Every line below should be copied exactly; drop the pictures.

● Dataset extract:
** start **

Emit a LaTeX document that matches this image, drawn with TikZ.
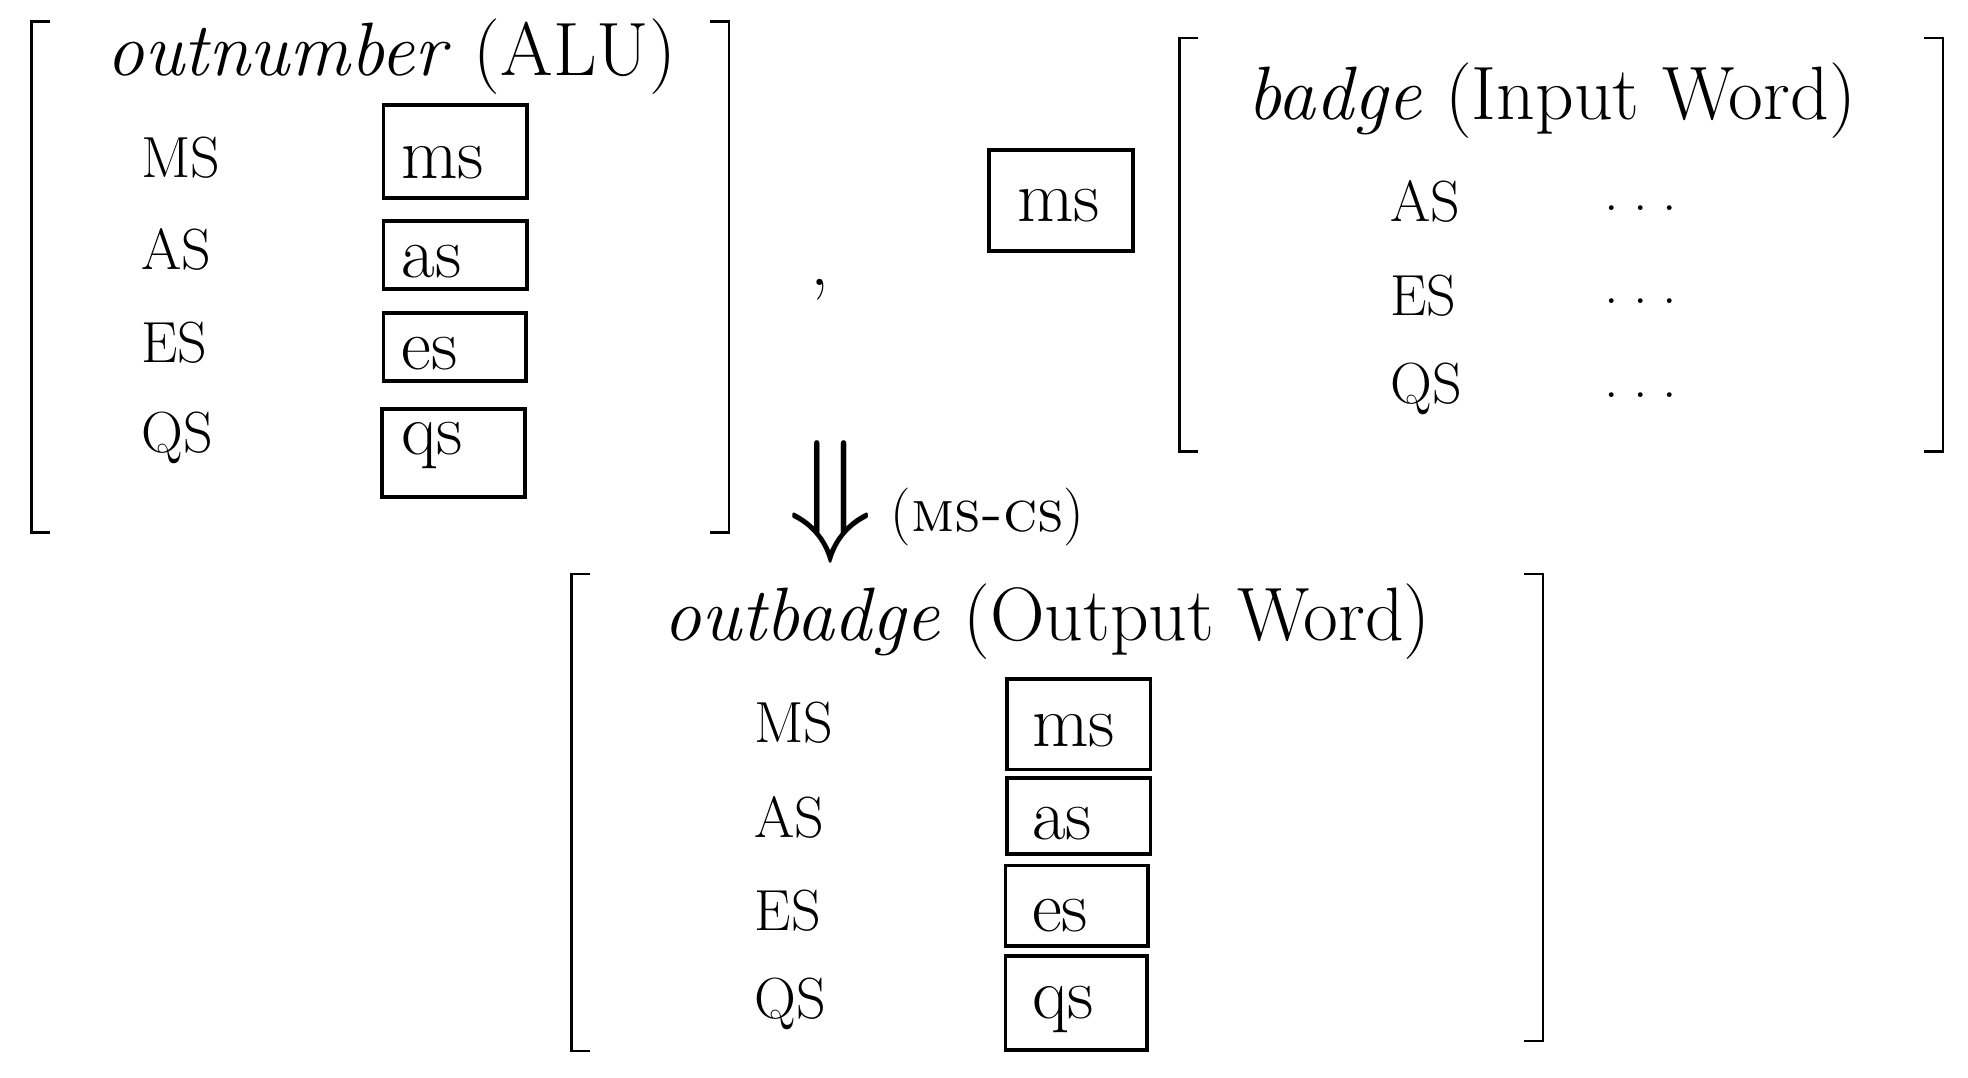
\documentclass[tikz,border=0pt]{standalone}
\usepackage{graphicx}
\begin{document}
\begin{tikzpicture}[x=1pt,y=-1pt,
 lab/.style={font=\fontsize{46}{50}\selectfont,anchor=west,inner sep=0},
 ttl/.style={font=\fontsize{60}{64}\selectfont,inner sep=0},
 val/.style={font=\fontsize{58}{62}\selectfont,inner sep=0,anchor=west},
 bx/.style={draw,line width=3pt},
 brk/.style={line width=2pt}]
\useasboundingbox (0,0) rectangle (1560,854);
% left bracket
\draw[brk] (40,17)--(25,17)--(25,422)--(40,422);
\draw[brk] (563,17)--(578,17)--(578,422)--(563,422);
\node[ttl] (t1) at (310,45) {\textit{outnumber} (ALU)};
\node[lab] (l1) at (112,125) {MS};
\node[lab] (l2) at (112,198) {AS};
\node[lab] (l3) at (112,272) {ES};
\node[lab] (l4) at (112,347) {QS};
\draw[bx] (304,83) rectangle (418,157); \node[val] (v1) at (318,129) {ms};
\draw[bx] (304,175) rectangle (418,229); \node[val] (v2) at (318,207) {as};
\draw[bx] (304,248) rectangle (417,302); \node[val] (v3) at (318,280) {es};
\draw[bx] (303,324) rectangle (416,394); \node[val] (v4) at (318,353) {qs};
\node[ttl] (c) at (650,230) {,};
\draw[bx] (784,119) rectangle (898,199); \node[val] (v5) at (806,163) {ms};
% right bracket
\draw[brk] (950,30)--(935,30)--(935,358)--(950,358);
\draw[brk] (1525,30)--(1540,30)--(1540,358)--(1525,358);
\node[ttl] (t2) at (1230,80) {\textit{badge} (Input Word)};
\node[lab] (r1) at (1102,160) {AS};
\node[lab] (r2) at (1102,234) {ES};
\node[lab] (r3) at (1102,308) {QS};
\node[lab] (d1) at (1272,165) {.\kern0.25em.\kern0.25em.};
\node[lab] (d2) at (1272,239) {.\kern0.25em.\kern0.25em.};
\node[lab] (d3) at (1272,313) {.\kern0.25em.\kern0.25em.};
\node[lab] (ar) at (625,398) {\raisebox{-0.08em}{\scalebox{4.4}{$\Downarrow$}} (\textsc{ms-cs})};
% bottom bracket
\draw[brk] (468,455)--(453,455)--(453,833)--(468,833);
\draw[brk] (1208,455)--(1223,455)--(1223,825)--(1208,825);
\node[ttl] (t3) at (830,493) {\textit{outbadge} (Output Word)};
\node[lab] (b1) at (598,573) {MS};
\node[lab] (b2) at (598,648) {AS};
\node[lab] (b3) at (598,722) {ES};
\node[lab] (b4) at (598,796) {QS};
\draw[bx] (798,538) rectangle (912,610); \node[val] (w1) at (818,579) {ms};
\draw[bx] (798,617) rectangle (912,677); \node[val] (w2) at (818,653) {as};
\draw[bx] (797,686) rectangle (910,750); \node[val] (w3) at (818,726) {es};
\draw[bx] (797,758) rectangle (909,832); \node[val] (w4) at (818,800) {qs};
\end{tikzpicture}
\end{document}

** end **

● The reply:
Emit a LaTeX document that matches this image, drawn with TikZ.
\documentclass[tikz,border=0pt]{standalone}
\usepackage{graphicx}
\begin{document}
\begin{tikzpicture}[x=1pt,y=-1pt,
 lab/.style={font=\fontsize{46}{50}\selectfont,anchor=west,inner sep=0},
 ttl/.style={font=\fontsize{60}{64}\selectfont,inner sep=0},
 val/.style={font=\fontsize{58}{62}\selectfont,inner sep=0,anchor=west},
 bx/.style={draw,line width=3pt},
 brk/.style={line width=2pt}]
\useasboundingbox (0,0) rectangle (1560,854);
% left bracket
\draw[brk] (40,17)--(25,17)--(25,422)--(40,422);
\draw[brk] (563,17)--(578,17)--(578,422)--(563,422);
\node[ttl] (t1) at (310,45) {\textit{outnumber} (ALU)};
\node[lab] (l1) at (112,125) {MS};
\node[lab] (l2) at (112,198) {AS};
\node[lab] (l3) at (112,272) {ES};
\node[lab] (l4) at (112,347) {QS};
\draw[bx] (304,83) rectangle (418,157); \node[val] (v1) at (318,129) {ms};
\draw[bx] (304,175) rectangle (418,229); \node[val] (v2) at (318,207) {as};
\draw[bx] (304,248) rectangle (417,302); \node[val] (v3) at (318,280) {es};
\draw[bx] (303,324) rectangle (416,394); \node[val] (v4) at (318,353) {qs};
\node[ttl] (c) at (650,230) {,};
\draw[bx] (784,119) rectangle (898,199); \node[val] (v5) at (806,163) {ms};
% right bracket
\draw[brk] (950,30)--(935,30)--(935,358)--(950,358);
\draw[brk] (1525,30)--(1540,30)--(1540,358)--(1525,358);
\node[ttl] (t2) at (1230,80) {\textit{badge} (Input Word)};
\node[lab] (r1) at (1102,160) {AS};
\node[lab] (r2) at (1102,234) {ES};
\node[lab] (r3) at (1102,308) {QS};
\node[lab] (d1) at (1272,165) {.\kern0.25em.\kern0.25em.};
\node[lab] (d2) at (1272,239) {.\kern0.25em.\kern0.25em.};
\node[lab] (d3) at (1272,313) {.\kern0.25em.\kern0.25em.};
\node[lab] (ar) at (625,398) {\raisebox{-0.08em}{\scalebox{4.4}{$\Downarrow$}} (\textsc{ms-cs})};
% bottom bracket
\draw[brk] (468,455)--(453,455)--(453,833)--(468,833);
\draw[brk] (1208,455)--(1223,455)--(1223,825)--(1208,825);
\node[ttl] (t3) at (830,493) {\textit{outbadge} (Output Word)};
\node[lab] (b1) at (598,573) {MS};
\node[lab] (b2) at (598,648) {AS};
\node[lab] (b3) at (598,722) {ES};
\node[lab] (b4) at (598,796) {QS};
\draw[bx] (798,538) rectangle (912,610); \node[val] (w1) at (818,579) {ms};
\draw[bx] (798,617) rectangle (912,677); \node[val] (w2) at (818,653) {as};
\draw[bx] (797,686) rectangle (910,750); \node[val] (w3) at (818,726) {es};
\draw[bx] (797,758) rectangle (909,832); \node[val] (w4) at (818,800) {qs};
\end{tikzpicture}
\end{document}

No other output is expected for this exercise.